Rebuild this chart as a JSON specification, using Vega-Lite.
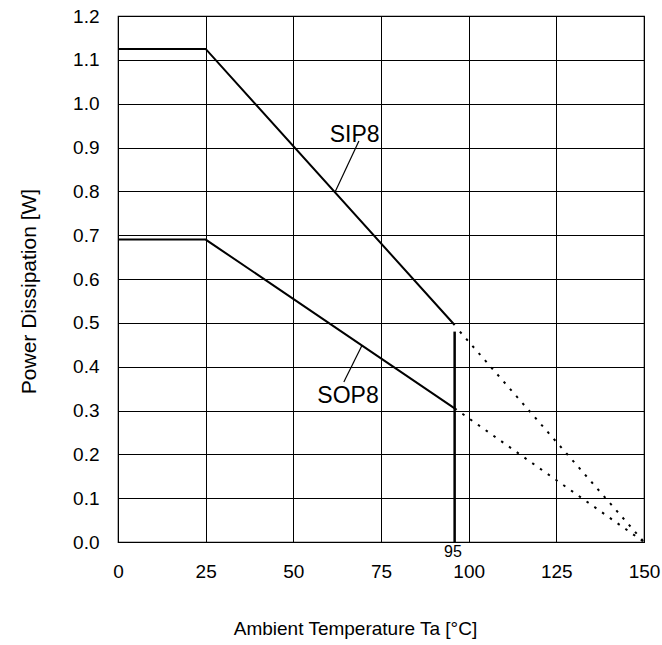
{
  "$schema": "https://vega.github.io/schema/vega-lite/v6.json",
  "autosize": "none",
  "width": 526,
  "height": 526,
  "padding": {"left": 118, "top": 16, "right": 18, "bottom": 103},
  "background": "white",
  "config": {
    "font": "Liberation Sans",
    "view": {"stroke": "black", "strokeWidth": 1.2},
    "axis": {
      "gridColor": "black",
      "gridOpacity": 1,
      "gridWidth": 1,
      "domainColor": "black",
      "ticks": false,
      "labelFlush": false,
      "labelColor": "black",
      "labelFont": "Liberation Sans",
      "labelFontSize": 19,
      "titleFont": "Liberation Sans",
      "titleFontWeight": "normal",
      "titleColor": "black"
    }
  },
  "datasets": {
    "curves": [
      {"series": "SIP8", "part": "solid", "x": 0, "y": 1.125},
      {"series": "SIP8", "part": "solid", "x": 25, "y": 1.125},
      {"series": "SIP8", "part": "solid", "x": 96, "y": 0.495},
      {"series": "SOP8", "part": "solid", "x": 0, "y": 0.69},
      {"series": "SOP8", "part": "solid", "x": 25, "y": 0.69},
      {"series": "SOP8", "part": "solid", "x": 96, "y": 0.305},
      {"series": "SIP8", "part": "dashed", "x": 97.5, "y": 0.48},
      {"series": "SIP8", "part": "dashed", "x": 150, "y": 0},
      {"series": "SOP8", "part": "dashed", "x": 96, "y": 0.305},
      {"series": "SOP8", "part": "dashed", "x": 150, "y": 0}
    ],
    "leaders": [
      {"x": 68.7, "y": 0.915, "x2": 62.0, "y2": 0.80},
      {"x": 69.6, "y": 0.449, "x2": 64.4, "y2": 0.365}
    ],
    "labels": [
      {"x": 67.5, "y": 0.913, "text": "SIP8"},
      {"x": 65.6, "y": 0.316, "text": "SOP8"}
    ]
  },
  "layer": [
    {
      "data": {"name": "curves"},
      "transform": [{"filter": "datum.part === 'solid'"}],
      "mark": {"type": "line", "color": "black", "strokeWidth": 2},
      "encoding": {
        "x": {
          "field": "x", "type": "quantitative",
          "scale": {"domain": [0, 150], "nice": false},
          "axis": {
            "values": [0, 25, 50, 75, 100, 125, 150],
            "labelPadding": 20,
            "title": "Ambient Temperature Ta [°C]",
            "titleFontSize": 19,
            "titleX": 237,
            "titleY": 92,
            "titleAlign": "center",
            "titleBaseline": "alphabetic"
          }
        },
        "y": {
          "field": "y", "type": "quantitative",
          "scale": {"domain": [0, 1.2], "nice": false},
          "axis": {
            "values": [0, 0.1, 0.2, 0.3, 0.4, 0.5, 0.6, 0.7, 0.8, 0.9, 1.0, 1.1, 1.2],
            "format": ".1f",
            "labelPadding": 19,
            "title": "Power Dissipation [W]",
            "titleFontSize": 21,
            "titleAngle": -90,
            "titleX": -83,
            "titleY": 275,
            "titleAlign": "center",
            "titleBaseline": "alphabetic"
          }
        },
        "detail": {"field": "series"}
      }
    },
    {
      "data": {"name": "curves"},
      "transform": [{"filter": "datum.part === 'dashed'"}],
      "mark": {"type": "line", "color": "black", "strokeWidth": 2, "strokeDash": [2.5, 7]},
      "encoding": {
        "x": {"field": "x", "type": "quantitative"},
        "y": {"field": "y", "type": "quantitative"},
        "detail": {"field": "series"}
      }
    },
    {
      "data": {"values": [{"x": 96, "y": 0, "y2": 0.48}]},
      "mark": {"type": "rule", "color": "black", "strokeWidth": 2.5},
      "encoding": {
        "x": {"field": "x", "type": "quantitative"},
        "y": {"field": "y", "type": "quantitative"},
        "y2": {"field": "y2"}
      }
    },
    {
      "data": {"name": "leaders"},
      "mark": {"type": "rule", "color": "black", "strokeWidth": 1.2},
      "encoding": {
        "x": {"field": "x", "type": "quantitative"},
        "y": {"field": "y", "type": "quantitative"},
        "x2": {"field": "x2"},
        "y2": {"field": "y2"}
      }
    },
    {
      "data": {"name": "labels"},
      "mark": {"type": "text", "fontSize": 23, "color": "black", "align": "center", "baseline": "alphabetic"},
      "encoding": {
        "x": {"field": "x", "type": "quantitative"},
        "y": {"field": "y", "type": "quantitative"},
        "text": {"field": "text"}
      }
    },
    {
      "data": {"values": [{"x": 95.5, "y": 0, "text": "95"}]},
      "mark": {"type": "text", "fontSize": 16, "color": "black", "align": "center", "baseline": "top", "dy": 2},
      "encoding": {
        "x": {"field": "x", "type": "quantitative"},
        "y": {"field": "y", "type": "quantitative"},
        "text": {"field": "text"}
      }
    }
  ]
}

* **Written task**
Copy the listing over exactly, skipping the pictures it holds.

* **Problem solution**
Rebuild this chart as a JSON specification, using Vega-Lite.
{
  "$schema": "https://vega.github.io/schema/vega-lite/v6.json",
  "autosize": "none",
  "width": 526,
  "height": 526,
  "padding": {"left": 118, "top": 16, "right": 18, "bottom": 103},
  "background": "white",
  "config": {
    "font": "Liberation Sans",
    "view": {"stroke": "black", "strokeWidth": 1.2},
    "axis": {
      "gridColor": "black",
      "gridOpacity": 1,
      "gridWidth": 1,
      "domainColor": "black",
      "ticks": false,
      "labelFlush": false,
      "labelColor": "black",
      "labelFont": "Liberation Sans",
      "labelFontSize": 19,
      "titleFont": "Liberation Sans",
      "titleFontWeight": "normal",
      "titleColor": "black"
    }
  },
  "datasets": {
    "curves": [
      {"series": "SIP8", "part": "solid", "x": 0, "y": 1.125},
      {"series": "SIP8", "part": "solid", "x": 25, "y": 1.125},
      {"series": "SIP8", "part": "solid", "x": 96, "y": 0.495},
      {"series": "SOP8", "part": "solid", "x": 0, "y": 0.69},
      {"series": "SOP8", "part": "solid", "x": 25, "y": 0.69},
      {"series": "SOP8", "part": "solid", "x": 96, "y": 0.305},
      {"series": "SIP8", "part": "dashed", "x": 97.5, "y": 0.48},
      {"series": "SIP8", "part": "dashed", "x": 150, "y": 0},
      {"series": "SOP8", "part": "dashed", "x": 96, "y": 0.305},
      {"series": "SOP8", "part": "dashed", "x": 150, "y": 0}
    ],
    "leaders": [
      {"x": 68.7, "y": 0.915, "x2": 62.0, "y2": 0.80},
      {"x": 69.6, "y": 0.449, "x2": 64.4, "y2": 0.365}
    ],
    "labels": [
      {"x": 67.5, "y": 0.913, "text": "SIP8"},
      {"x": 65.6, "y": 0.316, "text": "SOP8"}
    ]
  },
  "layer": [
    {
      "data": {"name": "curves"},
      "transform": [{"filter": "datum.part === 'solid'"}],
      "mark": {"type": "line", "color": "black", "strokeWidth": 2},
      "encoding": {
        "x": {
          "field": "x", "type": "quantitative",
          "scale": {"domain": [0, 150], "nice": false},
          "axis": {
            "values": [0, 25, 50, 75, 100, 125, 150],
            "labelPadding": 20,
            "title": "Ambient Temperature Ta [°C]",
            "titleFontSize": 19,
            "titleX": 237,
            "titleY": 92,
            "titleAlign": "center",
            "titleBaseline": "alphabetic"
          }
        },
        "y": {
          "field": "y", "type": "quantitative",
          "scale": {"domain": [0, 1.2], "nice": false},
          "axis": {
            "values": [0, 0.1, 0.2, 0.3, 0.4, 0.5, 0.6, 0.7, 0.8, 0.9, 1.0, 1.1, 1.2],
            "format": ".1f",
            "labelPadding": 19,
            "title": "Power Dissipation [W]",
            "titleFontSize": 21,
            "titleAngle": -90,
            "titleX": -83,
            "titleY": 275,
            "titleAlign": "center",
            "titleBaseline": "alphabetic"
          }
        },
        "detail": {"field": "series"}
      }
    },
    {
      "data": {"name": "curves"},
      "transform": [{"filter": "datum.part === 'dashed'"}],
      "mark": {"type": "line", "color": "black", "strokeWidth": 2, "strokeDash": [2.5, 7]},
      "encoding": {
        "x": {"field": "x", "type": "quantitative"},
        "y": {"field": "y", "type": "quantitative"},
        "detail": {"field": "series"}
      }
    },
    {
      "data": {"values": [{"x": 96, "y": 0, "y2": 0.48}]},
      "mark": {"type": "rule", "color": "black", "strokeWidth": 2.5},
      "encoding": {
        "x": {"field": "x", "type": "quantitative"},
        "y": {"field": "y", "type": "quantitative"},
        "y2": {"field": "y2"}
      }
    },
    {
      "data": {"name": "leaders"},
      "mark": {"type": "rule", "color": "black", "strokeWidth": 1.2},
      "encoding": {
        "x": {"field": "x", "type": "quantitative"},
        "y": {"field": "y", "type": "quantitative"},
        "x2": {"field": "x2"},
        "y2": {"field": "y2"}
      }
    },
    {
      "data": {"name": "labels"},
      "mark": {"type": "text", "fontSize": 23, "color": "black", "align": "center", "baseline": "alphabetic"},
      "encoding": {
        "x": {"field": "x", "type": "quantitative"},
        "y": {"field": "y", "type": "quantitative"},
        "text": {"field": "text"}
      }
    },
    {
      "data": {"values": [{"x": 95.5, "y": 0, "text": "95"}]},
      "mark": {"type": "text", "fontSize": 16, "color": "black", "align": "center", "baseline": "top", "dy": 2},
      "encoding": {
        "x": {"field": "x", "type": "quantitative"},
        "y": {"field": "y", "type": "quantitative"},
        "text": {"field": "text"}
      }
    }
  ]
}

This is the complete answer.